Rachel then gives the real info to our heroes, and Delphine and Cos send it to the right regulatory agencies and the right journalists, and that’s it. Neolution is done for. Good thing, too, since Sarah, still no dummy, has seen Mrs. S acting super weird all day, and decides to pump the weakest link, drunky drunk Adele, for information. A few scotches later, she spills the fact that Delphine had a call with Ferdinand, and now Sarah is on the warpath. How can you work with the psycho who killed my sister?

Mrs. S tells her that the ends really do justify the means in this case, and guess what—it’s already over. Neolution is as good as dead, and Ferdinand is basically walking into a trap. Sarah, mollified, joins the party.

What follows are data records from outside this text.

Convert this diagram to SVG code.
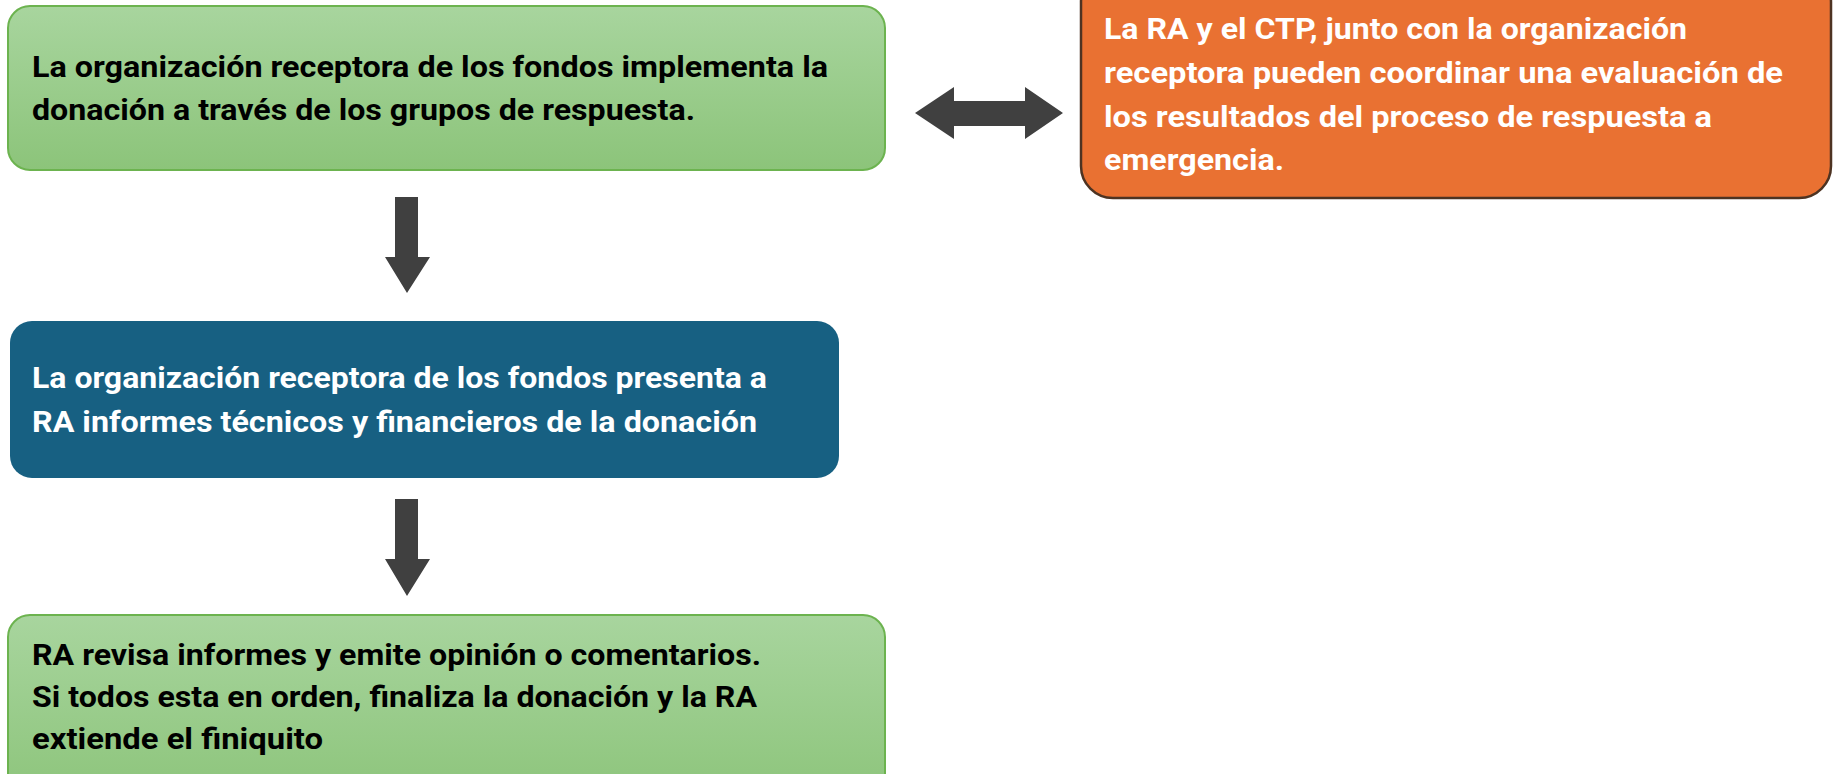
<svg xmlns="http://www.w3.org/2000/svg" width="1834" height="774" viewBox="0 0 1834 774">
<style>
.t{font-family:Roboto,"Liberation Sans",Arial,sans-serif;font-weight:bold;font-size:30px}
.dk{fill:#000}
.wh{fill:#fff}
.arrow{fill:#404040}
</style>
<defs>
<linearGradient id="gg" x1="0" y1="0" x2="0" y2="1">
<stop offset="0" stop-color="#a8d59e"/>
<stop offset="1" stop-color="#8cc47a"/>
</linearGradient>
</defs>
<rect width="1834" height="774" fill="#fff"/>
<g id="connectors">
<path class="arrow" d="M915,113 L954,87 L954,101 L1025,101 L1025,87 L1063,113 L1025,139 L1025,126 L954,126 L954,139 Z"/>
<path class="arrow" d="M395,197 L418,197 L418,257 L430,257 L407,293 L385,257 L395,257 Z"/>
<path class="arrow" d="M395,499 L418,499 L418,559 L430,559 L407,596 L385,559 L395,559 Z"/>
</g>
<g id="n1">
<rect x="8" y="6" width="877" height="164" rx="22" fill="url(#gg)" stroke="#6cb34f" stroke-width="2"/>
<text class="t dk" x="32" y="77" textLength="796" lengthAdjust="spacingAndGlyphs">La organización receptora de los fondos implementa la</text>
<text class="t dk" x="32" y="120" textLength="663" lengthAdjust="spacingAndGlyphs">donación a través de los grupos de respuesta.</text>
</g>
<g id="n2">
<rect x="1081" y="-30" width="750" height="228" rx="32" fill="#e97132" stroke="#4d3322" stroke-width="2.5"/>
<text class="t wh" x="1104" y="39" textLength="583" lengthAdjust="spacingAndGlyphs">La RA y el CTP, junto con la organización</text>
<text class="t wh" x="1104" y="83" textLength="679" lengthAdjust="spacingAndGlyphs">receptora pueden coordinar una evaluación de</text>
<text class="t wh" x="1104" y="127" textLength="608" lengthAdjust="spacingAndGlyphs">los resultados del proceso de respuesta a</text>
<text class="t wh" x="1104" y="170" textLength="180" lengthAdjust="spacingAndGlyphs">emergencia.</text>
</g>
<g id="n3">
<rect x="10" y="321" width="829" height="157" rx="22" fill="#176082"/>
<text class="t wh" x="32" y="388" textLength="735" lengthAdjust="spacingAndGlyphs">La organización receptora de los fondos presenta a</text>
<text class="t wh" x="32" y="432" textLength="725" lengthAdjust="spacingAndGlyphs">RA informes técnicos y financieros de la donación</text>
</g>
<g id="n4">
<rect x="8" y="615" width="877" height="190" rx="22" fill="url(#gg)" stroke="#6cb34f" stroke-width="2"/>
<text class="t dk" x="32" y="665" textLength="729" lengthAdjust="spacingAndGlyphs">RA revisa informes y emite opinión o comentarios.</text>
<text class="t dk" x="32" y="707" textLength="725" lengthAdjust="spacingAndGlyphs">Si todos esta en orden, finaliza la donación y la RA</text>
<text class="t dk" x="32" y="749" textLength="291" lengthAdjust="spacingAndGlyphs">extiende el finiquito</text>
</g>
</svg>
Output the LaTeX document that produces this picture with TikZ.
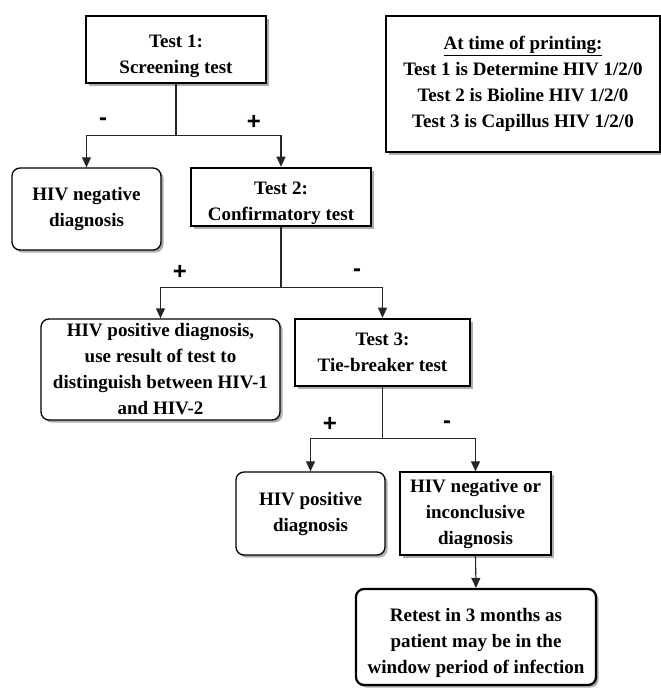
\documentclass[tikz,border=0pt]{standalone}
\usepackage{fontspec}
\setmainfont{Liberation Serif}
\setsansfont{Liberation Sans}
\usetikzlibrary{shadows,arrows.meta}
% tall strut that lowers the first line of a box label
\newcommand{\lowstrut}{\rule{0pt}{26pt}}
\begin{document}
\begin{tikzpicture}[x=1pt,y=1pt,
  every node/.style={font=\bfseries\fontsize{19}{26}\selectfont, align=center, inner sep=0pt},
  boxbase/.style={draw=black, fill=white, minimum width=#1, text=black,
    drop shadow={shadow xshift=2.5pt, shadow yshift=-2.5pt, fill=black!45, opacity=0.7}},
  testbox/.style={boxbase=#1, line width=2.6pt},
  outbox/.style={boxbase=#1, line width=1.3pt, rounded corners=8pt},
  plainbox/.style={boxbase=#1, line width=1.3pt},
  retestbox/.style={boxbase=#1, line width=2.2pt, rounded corners=8pt},
  link/.style={line width=1.1pt, draw=black!85},
  arr/.style={link, -{Triangle[length=10pt,width=9pt]}},
  sign/.style={font=\sffamily\bfseries\fontsize{24}{24}\selectfont}
]
\useasboundingbox (0,0) rectangle (661,-688);

% decision tests
\node[testbox=180, minimum height=67] (t1) at (176,-49.5) {\lowstrut Test 1:\\Screening test};
\node[testbox=180, minimum height=58] (t2) at (281,-197) {\lowstrut Test 2:\\Confirmatory test};
\node[testbox=175, minimum height=67] (t3) at (382.5,-352.5) {Test 3:\\Tie-breaker test};

% information panel
\node[plainbox=274, minimum height=136] (info) at (523,-84)
  {\underline{At time of printing:}\\Test 1 is Determine HIV 1/2/0\\Test 2 is Bioline HIV 1/2/0\\Test 3 is Capillus HIV 1/2/0};

% outcomes
\node[outbox=149, minimum height=82] (neg1) at (86.5,-209) {HIV negative\\diagnosis};
\node[outbox=239, minimum height=101] (pos1) at (160.5,-369.5)
  {HIV positive diagnosis,\\use result of test to\\distinguish between HIV-1\\and HIV-2};
\node[outbox=149, minimum height=83] (pos2) at (310.5,-513.5) {HIV positive\\diagnosis};
\node[plainbox=151, minimum height=83] (neg2) at (475.5,-513.5) {HIV negative or\\inconclusive\\diagnosis};
\node[retestbox=240, minimum height=96] (re) at (476,-637)
  {\lowstrut Retest in 3 months as\\patient may be in the\\window period of infection};

% branches from test 1
\draw[link] (t1.south) -- ++(0,-51) coordinate (j1);
\draw[arr] (j1) -| (neg1.north);
\draw[arr] (j1) -| (t2.north);
\node[sign] (s1) at (103,-122) {-};
\node[sign] (s2) at (254,-122) {+};

% branches from test 2
\draw[link] (t2.south) -- ++(0,-60) coordinate (j2);
\draw[arr] (j2) -| (pos1.north);
\draw[arr] (j2) -| (t3.north);
\node[sign] (s3) at (180,-272) {+};
\node[sign] (s4) at (357,-273) {-};

% branches from test 3
\draw[link] (t3.south) -- ++(0,-51) coordinate (j3);
\draw[arr] (j3) -| (pos2.north);
\draw[arr] (j3) -| (neg2.north);
\node[sign] (s5) at (330,-424) {+};
\node[sign] (s6) at (447,-425) {-};

% follow-up
\draw[arr] (neg2.south) -- (re.north);
\end{tikzpicture}
\end{document}
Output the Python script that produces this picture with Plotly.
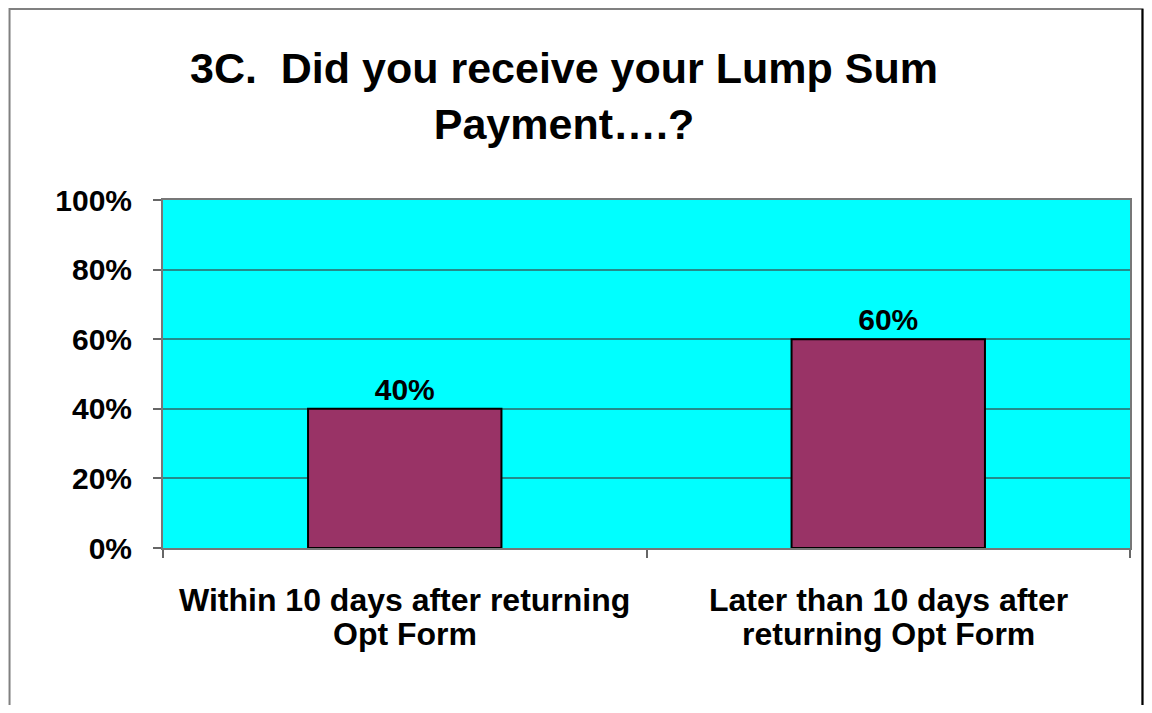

But there are two problems with that comfortable explanation. First off, Neolution may be done for, but the Neolutionists are still around, and they aren’t taking it lying down. Coady has sent little Gracie Johanssen to find Helena. And find her she has. Helena’s sisterly kindness makes Grace reevaluate her choices, and she lies to Mark on the phone, telling him she’s still searching.

But Neolution traces the call anyway, and Detective Engers shows up to capture Helena and shoot poor Gracie in the head. (Goodnight, Gracie.) The major Neolution project may be dead, but now they have Helena and her miracle babies, and god knows what evil purposes mad scientist Coady has in mind for them.

And the second problem with Mrs. S’s rosy picture: Ferdinand, left holding the proverbial bag, shoots his way out of the meeting and comes after them—first Rachel, whom he chokes out but decides to let live, and then Siobhan, whom he most certainly does not.

The two of them have a tense standoff at the house that signals and end for both of them. Ferdinand is shot in the throat, finally shutting him up for once, and Mrs. S right through the heart. A fitting end, as she dies in her house, staring sadly at a picture of her adopted kids. “Oh, chickens,” she sobs. I don’t think I’ll ever see that word the same way again.